Ultimately, commercial litigation is about monetary compensation or economic damages. Even the most qualified and experienced damage experts still need some assistance from attorneys. As the old poem says, “Let me count the ways…”
To ensure that an expert can properly evaluate the economic damages involved in a case, an attorney should provide the expert with all produced documents, depositions, answers to interrogatories, and case filings. The exception is the rare case in which all
agree that commercial damages can be easily identified with few documents.
Damage calculations are not simple compilations of numbers. Damages are a quantitative portrayal of what would have happened in the absence of harm compared with what did happen. Damage assessment includes consideration of revenues, costs, and profits, typically past and future, that cannot be observed because of the harm. Even for the firm operating in the presence of harm, the performance of which can be observed, future performance cannot be observed. Despite these challenging inherent characteristics, every aspect of the expert’s analysis must be supported with evidence and determined as reasonably certain.
Damages must also be linked with the alleged harm. Alternative explanations must be evaluated as possible causes. Deposition testimony can reveal personnel changes, updates to equipment, technological advances in the relevant market, changes in marketing strategy, or other potentially relevant matters. Additionally, industry information sources used by the expert can be verified by corporate representatives as credible industry standards.
With global document access there are fewer surprises. In the cases in which I have heard that expert opinions have been fundamentally altered on the spot, the experts were shown crucial information to which all had access except the expert. I have read about experts who walked out of their deposition
on being shown such information. Just as the attorney needs to know the facts of the case, so does the expert.
When experts are allowed to provide deposition questions, the deposed can verify key aspects of the damage analysis. In one antitrust case, the CEO of a hospital substantiated that the market he served was consistent with my characterization of the market rather than what the expert hired by his attorney was indicating. Attorney clients are usually unaware of the particulars of expert battles.

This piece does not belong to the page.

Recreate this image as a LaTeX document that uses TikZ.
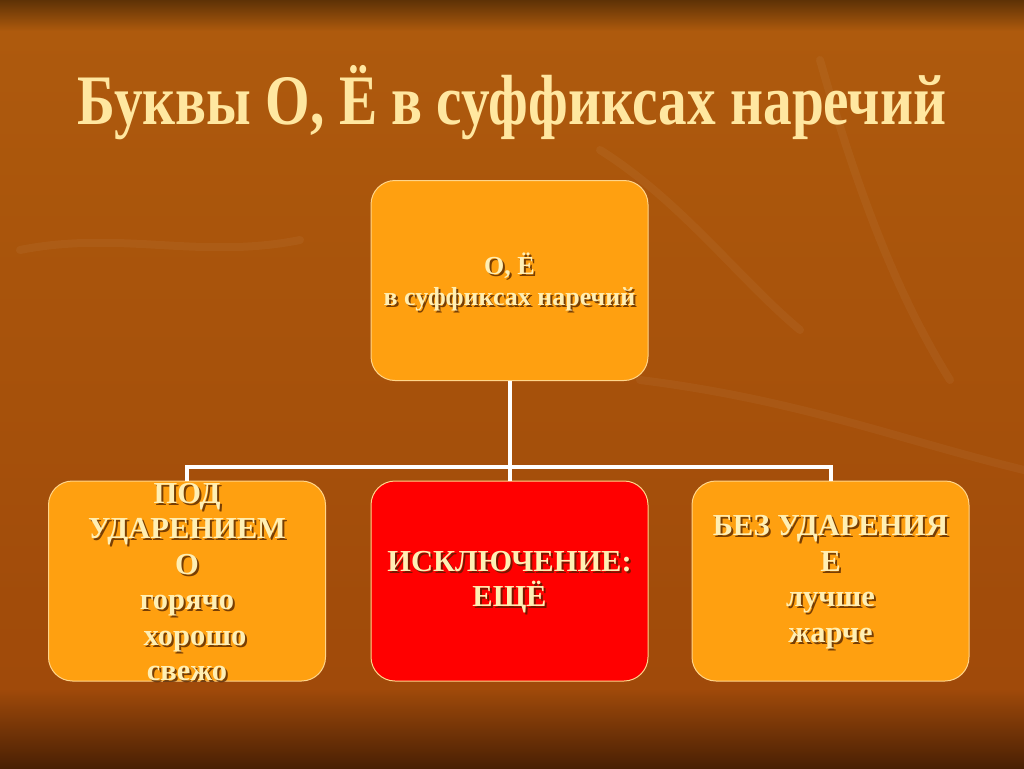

Deposition questions can solicit meanings of key data and changes in the data over time, what strategic analyses of the market might have been prepared within the firm, or other matters relevant to the situation at hand.
A difficult situation for an expert is to be hired or asked to begin work near the close of discovery. It is often more difficult and expensive to conduct a damage analysis with incomplete information that could have been remedied with earlier expert involvement, and the product may be less helpful than it could have been.
Knowing the Expert’s Work
It is common in litigation for staff attorneys to prepare much of the case and for trial to be conducted by more senior staff or staff from partnering firms. From my perspective, it is imperative for a trial attorney who has not worked with the expert to take the time to know the expert’s work.
In one large successful case, the trial attorney worked extensively with me to learn my analysis and the best way to present it to a jury. In another large case, the new trial attorney took my testimony at the last minute but did not study my work. He considered me an avenue for getting certain documents into the case. While this is a legitimate strategy, the heart of my work was never solicited, and it hurt the case. In another occasion, an appellate court stated what should have been considered in trial, and it was exactly what was in my damage analysis that never saw the light of day in trial testimony.
The typical judge will not allow an expert to lecture. An expert must answer questions. The trial attorney can better know the right questions if he or she understands the expert’s work. A successful preparation will lead to a successful presentation and benefit all.
Liability is important to establish. So are economic damages. Early cooperation and communication between an expert and the attorneys goes a long way toward a successful conclusion.
What do you think are the best ways to incorporate damages experts into a case?